UK finance minister Jeremy Hunt unveiled tax increases, spending cuts, and new fiscal rules in his Autumn Statement, with an eye toward repairing the public finances and restoring Britain’s credibility in international markets. To plug a fiscal hole of GBP 55 billion, the government will raise taxes by GBP 25 billion and cut spending by GBP 30 billion by 2027–2028. Much of a painful squeeze on public spending is slated to occur after the next general election in 2024.
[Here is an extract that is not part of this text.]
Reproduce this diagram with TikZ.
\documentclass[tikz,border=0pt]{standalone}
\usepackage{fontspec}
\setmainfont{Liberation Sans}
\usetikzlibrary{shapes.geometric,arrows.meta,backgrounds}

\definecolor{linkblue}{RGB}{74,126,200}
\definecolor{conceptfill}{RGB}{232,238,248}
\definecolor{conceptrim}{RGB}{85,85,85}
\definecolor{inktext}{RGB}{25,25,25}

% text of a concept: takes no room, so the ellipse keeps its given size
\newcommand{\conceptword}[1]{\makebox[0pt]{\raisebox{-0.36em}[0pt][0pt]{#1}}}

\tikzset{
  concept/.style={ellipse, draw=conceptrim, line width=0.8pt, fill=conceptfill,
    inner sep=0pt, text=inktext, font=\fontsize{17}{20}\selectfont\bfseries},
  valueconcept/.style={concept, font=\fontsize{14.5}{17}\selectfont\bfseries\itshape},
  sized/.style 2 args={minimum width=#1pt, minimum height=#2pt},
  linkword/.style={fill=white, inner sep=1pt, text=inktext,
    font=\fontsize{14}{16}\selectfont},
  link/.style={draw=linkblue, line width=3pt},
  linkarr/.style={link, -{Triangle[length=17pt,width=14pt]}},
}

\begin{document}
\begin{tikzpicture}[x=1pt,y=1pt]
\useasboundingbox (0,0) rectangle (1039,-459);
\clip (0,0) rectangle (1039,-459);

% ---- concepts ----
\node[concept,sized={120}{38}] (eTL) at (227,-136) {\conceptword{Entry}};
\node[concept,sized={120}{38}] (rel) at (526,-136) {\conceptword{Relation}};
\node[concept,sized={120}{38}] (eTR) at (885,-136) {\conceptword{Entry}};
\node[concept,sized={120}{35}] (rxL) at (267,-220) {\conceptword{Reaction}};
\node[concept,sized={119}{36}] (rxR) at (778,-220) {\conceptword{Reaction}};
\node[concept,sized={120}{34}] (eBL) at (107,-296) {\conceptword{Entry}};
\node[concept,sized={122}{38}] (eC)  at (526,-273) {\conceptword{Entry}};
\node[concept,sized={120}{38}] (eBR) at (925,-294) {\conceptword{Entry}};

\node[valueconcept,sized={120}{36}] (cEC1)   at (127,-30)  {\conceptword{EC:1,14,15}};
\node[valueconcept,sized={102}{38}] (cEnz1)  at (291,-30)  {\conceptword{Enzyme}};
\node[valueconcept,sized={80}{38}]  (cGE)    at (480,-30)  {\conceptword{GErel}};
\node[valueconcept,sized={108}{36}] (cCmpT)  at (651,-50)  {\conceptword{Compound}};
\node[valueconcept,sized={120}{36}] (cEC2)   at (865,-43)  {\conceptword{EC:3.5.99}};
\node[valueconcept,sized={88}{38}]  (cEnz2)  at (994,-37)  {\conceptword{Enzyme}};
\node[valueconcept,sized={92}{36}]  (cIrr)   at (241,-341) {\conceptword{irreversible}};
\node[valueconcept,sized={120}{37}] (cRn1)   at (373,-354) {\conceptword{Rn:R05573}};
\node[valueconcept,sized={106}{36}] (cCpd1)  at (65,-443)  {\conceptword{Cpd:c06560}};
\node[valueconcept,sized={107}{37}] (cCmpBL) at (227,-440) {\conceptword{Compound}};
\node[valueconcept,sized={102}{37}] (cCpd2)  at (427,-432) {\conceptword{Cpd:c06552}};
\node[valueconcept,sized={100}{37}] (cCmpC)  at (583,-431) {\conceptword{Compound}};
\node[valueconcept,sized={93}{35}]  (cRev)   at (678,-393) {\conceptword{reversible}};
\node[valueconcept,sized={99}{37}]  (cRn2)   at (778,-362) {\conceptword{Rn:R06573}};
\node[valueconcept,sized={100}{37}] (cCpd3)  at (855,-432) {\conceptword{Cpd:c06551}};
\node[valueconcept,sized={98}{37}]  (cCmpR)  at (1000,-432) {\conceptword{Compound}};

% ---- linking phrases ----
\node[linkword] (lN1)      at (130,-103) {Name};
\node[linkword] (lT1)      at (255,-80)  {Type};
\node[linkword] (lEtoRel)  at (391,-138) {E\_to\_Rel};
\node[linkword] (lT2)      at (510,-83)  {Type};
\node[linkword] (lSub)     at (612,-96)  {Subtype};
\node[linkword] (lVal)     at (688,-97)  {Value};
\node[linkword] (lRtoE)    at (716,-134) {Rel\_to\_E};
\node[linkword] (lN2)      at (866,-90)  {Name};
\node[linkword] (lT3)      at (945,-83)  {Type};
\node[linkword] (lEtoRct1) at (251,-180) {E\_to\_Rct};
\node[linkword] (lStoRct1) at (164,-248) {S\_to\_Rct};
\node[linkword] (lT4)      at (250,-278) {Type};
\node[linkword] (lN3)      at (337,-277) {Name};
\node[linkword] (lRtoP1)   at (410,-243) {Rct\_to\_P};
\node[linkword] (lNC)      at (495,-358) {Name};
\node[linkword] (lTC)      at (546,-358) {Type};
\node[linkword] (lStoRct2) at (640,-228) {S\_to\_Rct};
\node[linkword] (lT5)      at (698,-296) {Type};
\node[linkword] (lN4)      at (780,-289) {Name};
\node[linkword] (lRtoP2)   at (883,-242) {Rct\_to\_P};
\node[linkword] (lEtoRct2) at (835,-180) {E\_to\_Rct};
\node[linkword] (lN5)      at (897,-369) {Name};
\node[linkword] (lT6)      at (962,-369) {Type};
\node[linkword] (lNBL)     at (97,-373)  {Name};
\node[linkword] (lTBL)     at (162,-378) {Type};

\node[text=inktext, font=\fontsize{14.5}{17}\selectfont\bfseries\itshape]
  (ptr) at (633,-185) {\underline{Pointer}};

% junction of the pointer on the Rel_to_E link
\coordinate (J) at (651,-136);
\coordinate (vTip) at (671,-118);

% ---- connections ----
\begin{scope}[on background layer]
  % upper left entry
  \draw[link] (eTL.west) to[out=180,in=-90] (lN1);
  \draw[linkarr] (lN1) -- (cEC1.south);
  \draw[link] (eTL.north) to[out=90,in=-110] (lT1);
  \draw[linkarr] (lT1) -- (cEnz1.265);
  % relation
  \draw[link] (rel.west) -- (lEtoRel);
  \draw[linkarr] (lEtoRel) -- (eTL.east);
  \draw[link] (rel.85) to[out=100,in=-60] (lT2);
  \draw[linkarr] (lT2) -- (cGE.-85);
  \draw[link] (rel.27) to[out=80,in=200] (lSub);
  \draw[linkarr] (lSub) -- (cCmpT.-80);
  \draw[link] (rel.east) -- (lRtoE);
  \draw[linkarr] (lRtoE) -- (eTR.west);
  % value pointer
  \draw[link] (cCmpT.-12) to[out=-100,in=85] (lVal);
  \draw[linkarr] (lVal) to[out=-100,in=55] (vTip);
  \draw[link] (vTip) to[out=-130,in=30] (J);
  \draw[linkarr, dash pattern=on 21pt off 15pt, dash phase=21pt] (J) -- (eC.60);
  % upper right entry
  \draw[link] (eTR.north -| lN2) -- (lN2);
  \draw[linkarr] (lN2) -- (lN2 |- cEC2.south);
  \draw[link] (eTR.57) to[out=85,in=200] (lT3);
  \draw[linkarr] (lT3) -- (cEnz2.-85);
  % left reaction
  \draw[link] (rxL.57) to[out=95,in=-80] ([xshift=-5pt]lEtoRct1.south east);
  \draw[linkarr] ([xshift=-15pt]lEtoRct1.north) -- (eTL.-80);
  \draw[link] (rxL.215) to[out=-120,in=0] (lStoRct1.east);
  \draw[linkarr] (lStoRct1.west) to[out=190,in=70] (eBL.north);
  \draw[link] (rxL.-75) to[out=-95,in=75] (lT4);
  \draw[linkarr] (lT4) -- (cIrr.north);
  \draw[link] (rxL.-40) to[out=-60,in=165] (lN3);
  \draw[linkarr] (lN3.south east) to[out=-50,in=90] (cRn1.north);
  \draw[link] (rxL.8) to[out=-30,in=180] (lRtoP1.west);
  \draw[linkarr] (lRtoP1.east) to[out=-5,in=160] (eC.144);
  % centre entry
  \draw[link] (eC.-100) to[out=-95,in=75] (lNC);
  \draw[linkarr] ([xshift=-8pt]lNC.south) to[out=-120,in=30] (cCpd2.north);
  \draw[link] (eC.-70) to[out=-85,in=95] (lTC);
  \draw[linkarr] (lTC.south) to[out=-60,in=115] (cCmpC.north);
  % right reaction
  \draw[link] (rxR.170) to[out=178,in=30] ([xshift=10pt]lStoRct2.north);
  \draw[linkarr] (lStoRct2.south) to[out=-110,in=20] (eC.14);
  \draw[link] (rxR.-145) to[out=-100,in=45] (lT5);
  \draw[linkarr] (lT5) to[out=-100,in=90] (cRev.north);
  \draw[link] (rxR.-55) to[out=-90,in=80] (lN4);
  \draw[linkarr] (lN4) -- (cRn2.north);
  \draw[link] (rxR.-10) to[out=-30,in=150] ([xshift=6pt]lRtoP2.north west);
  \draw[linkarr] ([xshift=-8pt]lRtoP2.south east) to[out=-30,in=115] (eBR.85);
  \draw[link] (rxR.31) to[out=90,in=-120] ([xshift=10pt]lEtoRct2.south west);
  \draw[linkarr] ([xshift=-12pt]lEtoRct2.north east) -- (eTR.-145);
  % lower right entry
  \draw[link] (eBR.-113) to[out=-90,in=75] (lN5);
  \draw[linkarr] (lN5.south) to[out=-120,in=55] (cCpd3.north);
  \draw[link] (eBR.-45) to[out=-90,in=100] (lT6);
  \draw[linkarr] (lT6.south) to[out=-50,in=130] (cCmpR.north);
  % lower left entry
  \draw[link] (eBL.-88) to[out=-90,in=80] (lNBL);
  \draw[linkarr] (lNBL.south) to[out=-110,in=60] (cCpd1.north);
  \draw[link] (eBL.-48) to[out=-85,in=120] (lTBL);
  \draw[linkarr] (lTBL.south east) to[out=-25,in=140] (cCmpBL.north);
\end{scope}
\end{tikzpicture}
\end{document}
Inflation in the UK accelerated more than expected and hit a 41-year high of 11.1% in October, a significant increase from the 10.1% registered in September. Sharp increases in energy bills and food prices were the primary drivers. Meanwhile, the unemployment rate came in at 3.6% for the third quarter, a slight increase from the three months that ended August 31. The annual increase in average total pay was steady at 6% in the three months through September; however, growth in pay excluding bonuses rose more than forecast to 5.7%.


Japanese equity markets fell over the week, with the Nikkei 225 Index declining 1.29% and the broader TOPIX Index down 0.54%. The rate of core consumer price inflation rose to a 40-year high, exerting fresh pressure on the Bank of Japan (BoJ), which nevertheless remains committed to its ultra-loose monetary policy stance. The Japanese economy unexpectedly contracted in the third quarter of the year, further weighing on sentiment. The yield on the 10-year Japanese government bond rose to 0.24% from 0.23% at the end of the previous week, while the yen weakened modestly, to around JPY 139.8 against the U.S. dollar, from the prior week’s level of approximately 138.8.
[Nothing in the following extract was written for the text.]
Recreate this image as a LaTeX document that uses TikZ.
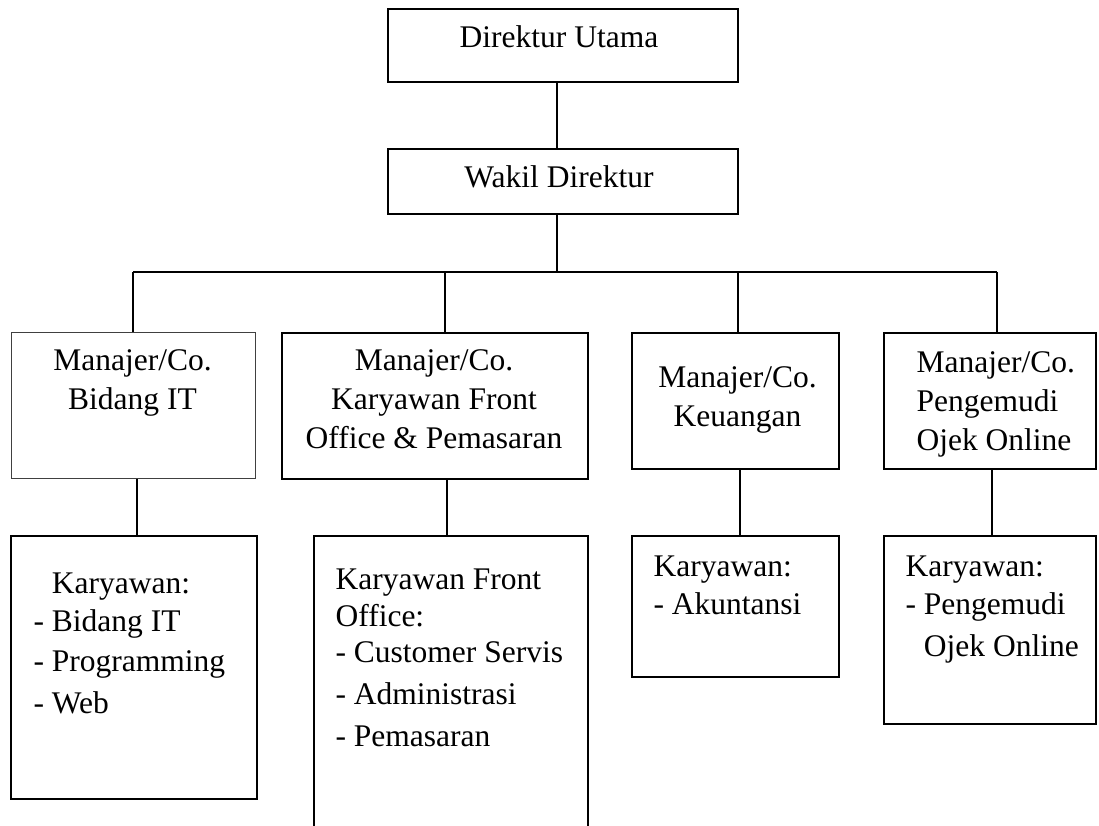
\documentclass[tikz,border=0pt]{standalone}
\usepackage{fontspec}
\setmainfont{Liberation Serif}
\usetikzlibrary{positioning}

\begin{document}
\begin{tikzpicture}[x=1pt,y=-1pt,line width=1.2pt,
  kotak/.style={draw,line width=1.6pt,anchor=north west,inner sep=0pt},
  tipis/.style={kotak,line width=1pt,draw=black!75},
  judul/.style={inner sep=0pt,font=\fontsize{31.5}{39}\selectfont,execute at begin node=\strut},
  daftar/.style={inner sep=0pt,anchor=north west,align=left,font=\fontsize{31.5}{38}\selectfont,execute at begin node=\strut}]
  \fill[white] (0,0) rectangle (1099,825);
  \useasboundingbox (0,0) rectangle (1099,825);
  % pimpinan
  \node[kotak,minimum width=350,minimum height=73] (du) at (387,8) {};
  \node[judul,anchor=base] (tdu) at (559,47) {Direktur Utama};
  \node[kotak,minimum width=350,minimum height=65] (wd) at (387,148) {};
  \node[judul,anchor=base] (twd) at (559,187) {Wakil Direktur};
  % manajer
  \node[tipis,minimum width=244,minimum height=146] (m1) at (11,332) {};
  \node[kotak,minimum width=306,minimum height=146] (m2) at (281,332) {};
  \node[kotak,minimum width=207,minimum height=136] (m3) at (631,332) {};
  \node[kotak,minimum width=212,minimum height=136] (m4) at (883,332) {};
  \node[judul,anchor=north,align=center] (tm1) at (132.5,348.7) {Manajer/Co.\\Bidang IT};
  \node[judul,anchor=north,align=center] (tm2) at (434,348.7) {Manajer/Co.\\Karyawan Front\\Office \& Pemasaran};
  \node[judul,anchor=north,align=center] (tm3) at (737.5,365.7) {Manajer/Co.\\Keuangan};
  \node[judul,anchor=north west,align=left] (tm4) at (916,350.7) {Manajer/Co.\\Pengemudi\\Ojek Online};
  % karyawan
  \node[kotak,minimum width=246,minimum height=263] (k1) at (10,535) {};
  \node[kotak,minimum width=274,minimum height=320] (k2) at (313,535) {};
  \node[kotak,minimum width=207,minimum height=141] (k3) at (631,535) {};
  \node[kotak,minimum width=212,minimum height=188] (k4) at (883,535) {};
  \node[daftar] (tk1) at (33,572.4) {\hphantom{- }Karyawan:\\- Bidang IT\\[2pt]- Programming\\[4pt]- Web};
  \node[daftar] (tk2) at (335,568.4) {Karyawan Front\\[-1pt]Office:\\[-2pt]- Customer Servis\\[4pt]- Administrasi\\[4pt]- Pemasaran};
  \node[daftar] (tk3) at (653,555.4) {Karyawan:\\- Akuntansi};
  \node[daftar] (tk4) at (905,555.4) {Karyawan:\\- Pengemudi\\[4pt]\hphantom{- }Ojek Online};
  % garis
  \coordinate (pusat) at (557,272);
  \draw (pusat |- du.south) -- (pusat |- wd.north);
  \draw (pusat |- wd.south) -- (pusat);
  \foreach \i/\x in {1/133,2/445,3/738,4/997} {
    \coordinate (d\i) at (\x,272);
    \draw (d\i) -- (d\i |- m\i.north);
  }
  \draw (d1) -- (d4);
  \foreach \i/\x in {1/137,2/447,3/740,4/992} {
    \coordinate (e\i) at (\x,0);
    \draw (e\i |- m\i.south) -- (e\i |- k\i.north);
  }
\end{tikzpicture}
\end{document}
Japan’s gross domestic product unexpectedly contracted an annualised 1.2% in the three months to the end of September 2022, weighed down by historic yen weakness. The country continued to struggle to regain momentum following the coronavirus pandemic, with concerns about a global economic slowdown posing a further headwind. Nevertheless, growing private sector demand, the continued reopening of the domestic economy, and the government’s stimulus measures should support a gradual pickup in economic growth.

In political developments, Japan’s Prime Minister Fumio Kishida met with China’s President Xi Jinping at the Asia-Pacific Economic Cooperation summit in Bangkok, Thailand. In their first meeting since Kishida took office last year, the two leaders vowed that they would seek to improve bilateral relations between their countries, agreeing in principle to boost communications on security and to promote cooperation in areas including environmental protection, health, and cultural exchange.
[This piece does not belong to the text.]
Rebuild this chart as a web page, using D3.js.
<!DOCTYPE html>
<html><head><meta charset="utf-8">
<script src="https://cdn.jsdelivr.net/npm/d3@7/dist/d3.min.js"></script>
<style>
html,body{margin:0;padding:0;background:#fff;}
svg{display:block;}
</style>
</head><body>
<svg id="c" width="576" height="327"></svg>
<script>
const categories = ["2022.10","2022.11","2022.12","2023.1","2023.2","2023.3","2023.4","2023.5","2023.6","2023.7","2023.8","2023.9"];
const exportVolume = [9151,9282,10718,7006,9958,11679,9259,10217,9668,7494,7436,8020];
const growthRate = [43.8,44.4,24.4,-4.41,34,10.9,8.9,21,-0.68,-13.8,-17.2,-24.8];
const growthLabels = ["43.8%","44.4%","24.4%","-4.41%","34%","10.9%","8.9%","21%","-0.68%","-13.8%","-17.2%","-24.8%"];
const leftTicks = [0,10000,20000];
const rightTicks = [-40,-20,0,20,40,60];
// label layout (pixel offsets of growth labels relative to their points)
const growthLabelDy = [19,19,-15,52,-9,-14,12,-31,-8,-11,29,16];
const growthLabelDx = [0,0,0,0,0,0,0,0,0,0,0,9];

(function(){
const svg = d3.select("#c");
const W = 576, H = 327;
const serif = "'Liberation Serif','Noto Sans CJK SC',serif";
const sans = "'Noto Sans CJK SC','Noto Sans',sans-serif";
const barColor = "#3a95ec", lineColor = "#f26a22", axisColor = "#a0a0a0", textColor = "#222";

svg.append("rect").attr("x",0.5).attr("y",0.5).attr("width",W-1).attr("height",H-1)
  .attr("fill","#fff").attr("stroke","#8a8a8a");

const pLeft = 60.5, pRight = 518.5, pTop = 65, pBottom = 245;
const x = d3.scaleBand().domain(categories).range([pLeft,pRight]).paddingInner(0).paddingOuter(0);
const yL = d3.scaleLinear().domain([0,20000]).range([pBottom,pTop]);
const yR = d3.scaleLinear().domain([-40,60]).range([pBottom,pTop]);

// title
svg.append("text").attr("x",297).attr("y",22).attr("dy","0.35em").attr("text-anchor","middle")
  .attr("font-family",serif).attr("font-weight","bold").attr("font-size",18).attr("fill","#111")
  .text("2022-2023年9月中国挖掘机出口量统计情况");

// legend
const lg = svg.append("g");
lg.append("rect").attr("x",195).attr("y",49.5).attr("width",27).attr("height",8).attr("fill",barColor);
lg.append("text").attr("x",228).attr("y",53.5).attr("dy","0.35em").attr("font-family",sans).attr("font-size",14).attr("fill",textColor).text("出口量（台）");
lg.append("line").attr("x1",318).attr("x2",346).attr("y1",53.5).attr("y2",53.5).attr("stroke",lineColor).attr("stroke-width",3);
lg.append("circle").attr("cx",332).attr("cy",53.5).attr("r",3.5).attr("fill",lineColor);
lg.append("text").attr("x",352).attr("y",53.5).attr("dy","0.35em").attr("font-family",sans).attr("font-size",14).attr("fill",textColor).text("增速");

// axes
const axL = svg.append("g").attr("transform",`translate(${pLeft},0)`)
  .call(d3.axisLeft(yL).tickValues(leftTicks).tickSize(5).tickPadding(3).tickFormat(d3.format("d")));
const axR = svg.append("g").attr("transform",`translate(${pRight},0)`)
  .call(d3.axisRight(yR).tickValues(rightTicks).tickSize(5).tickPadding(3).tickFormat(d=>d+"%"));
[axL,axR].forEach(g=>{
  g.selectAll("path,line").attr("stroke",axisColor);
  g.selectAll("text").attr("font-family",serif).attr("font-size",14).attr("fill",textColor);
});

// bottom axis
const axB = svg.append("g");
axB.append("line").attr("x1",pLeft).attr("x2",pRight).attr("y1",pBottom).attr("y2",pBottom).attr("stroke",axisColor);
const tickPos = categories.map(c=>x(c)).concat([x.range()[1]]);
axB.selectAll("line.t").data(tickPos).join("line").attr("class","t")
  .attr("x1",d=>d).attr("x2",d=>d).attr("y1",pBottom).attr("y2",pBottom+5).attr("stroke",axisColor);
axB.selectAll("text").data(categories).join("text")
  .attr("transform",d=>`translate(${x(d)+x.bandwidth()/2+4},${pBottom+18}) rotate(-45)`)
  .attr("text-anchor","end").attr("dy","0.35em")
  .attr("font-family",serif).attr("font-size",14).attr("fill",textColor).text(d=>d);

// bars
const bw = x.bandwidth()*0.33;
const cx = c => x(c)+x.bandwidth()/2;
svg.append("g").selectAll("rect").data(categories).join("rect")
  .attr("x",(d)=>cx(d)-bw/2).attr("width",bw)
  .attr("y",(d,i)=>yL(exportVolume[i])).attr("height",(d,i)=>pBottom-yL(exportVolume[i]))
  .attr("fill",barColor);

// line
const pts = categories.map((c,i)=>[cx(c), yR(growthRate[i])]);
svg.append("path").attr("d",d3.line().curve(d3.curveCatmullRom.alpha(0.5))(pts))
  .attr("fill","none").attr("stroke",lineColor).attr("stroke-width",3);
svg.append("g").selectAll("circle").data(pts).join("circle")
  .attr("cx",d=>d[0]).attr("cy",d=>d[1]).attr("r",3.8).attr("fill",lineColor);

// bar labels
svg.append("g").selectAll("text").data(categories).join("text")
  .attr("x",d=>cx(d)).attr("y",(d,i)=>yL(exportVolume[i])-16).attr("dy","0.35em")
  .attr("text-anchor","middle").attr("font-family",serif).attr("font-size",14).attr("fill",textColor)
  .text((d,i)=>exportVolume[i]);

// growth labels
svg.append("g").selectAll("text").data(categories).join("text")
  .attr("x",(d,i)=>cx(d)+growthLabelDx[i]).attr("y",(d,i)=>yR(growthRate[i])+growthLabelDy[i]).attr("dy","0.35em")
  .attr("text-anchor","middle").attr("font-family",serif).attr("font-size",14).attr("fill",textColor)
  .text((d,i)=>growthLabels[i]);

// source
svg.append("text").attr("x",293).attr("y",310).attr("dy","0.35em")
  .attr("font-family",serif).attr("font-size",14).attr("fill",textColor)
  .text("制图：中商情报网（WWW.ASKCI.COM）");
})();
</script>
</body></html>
Mainland Chinese stocks were modestly positive for the week, with the Shanghai Composite Index rising 0.32%, while Hong Kong’s Hang Seng Index performed better, gaining 3.85%.

Investors appeared to balance enthusiasm over easing COVID restrictions against worries about rising cases. The seven-day average of new cases reached above 16,000 by the end of the week, with authorities recording a seven-month high of over 25,000 on Thursday alone, according to Reuters. While the breakout remained widespread, China’s National Health Commission announced that it was stopping mass testing in districts, not at risk of community transmission. The Commission also announced plans to create new COVID-focused treatment centers, providing further evidence that the government was backing away from its “zero-COVID” policy despite official statements to the contrary.

The impact of zero-COVID and the troubled housing sector on the consumer was evident in Monday’s October retail sales report, which showed sharp year-on-year declines in nearly all categories; sales of home appliances fell by over 14%, for example. Nevertheless, investors appeared to remain hopeful about recently announced support measures for the property sector. According to Reuters, officials have unveiled 16 new programs to shore up the property markets, including extending loans to both developers and homebuyers.

Late in the week, the People’s Bank of China injected liquidity into the banking system in order to stem a recent rise in bond yields. The rise had prompted retail investors to withdraw funds from fixed income funds, according to Bloomberg, threatening an upward spiral in withdrawals and yields.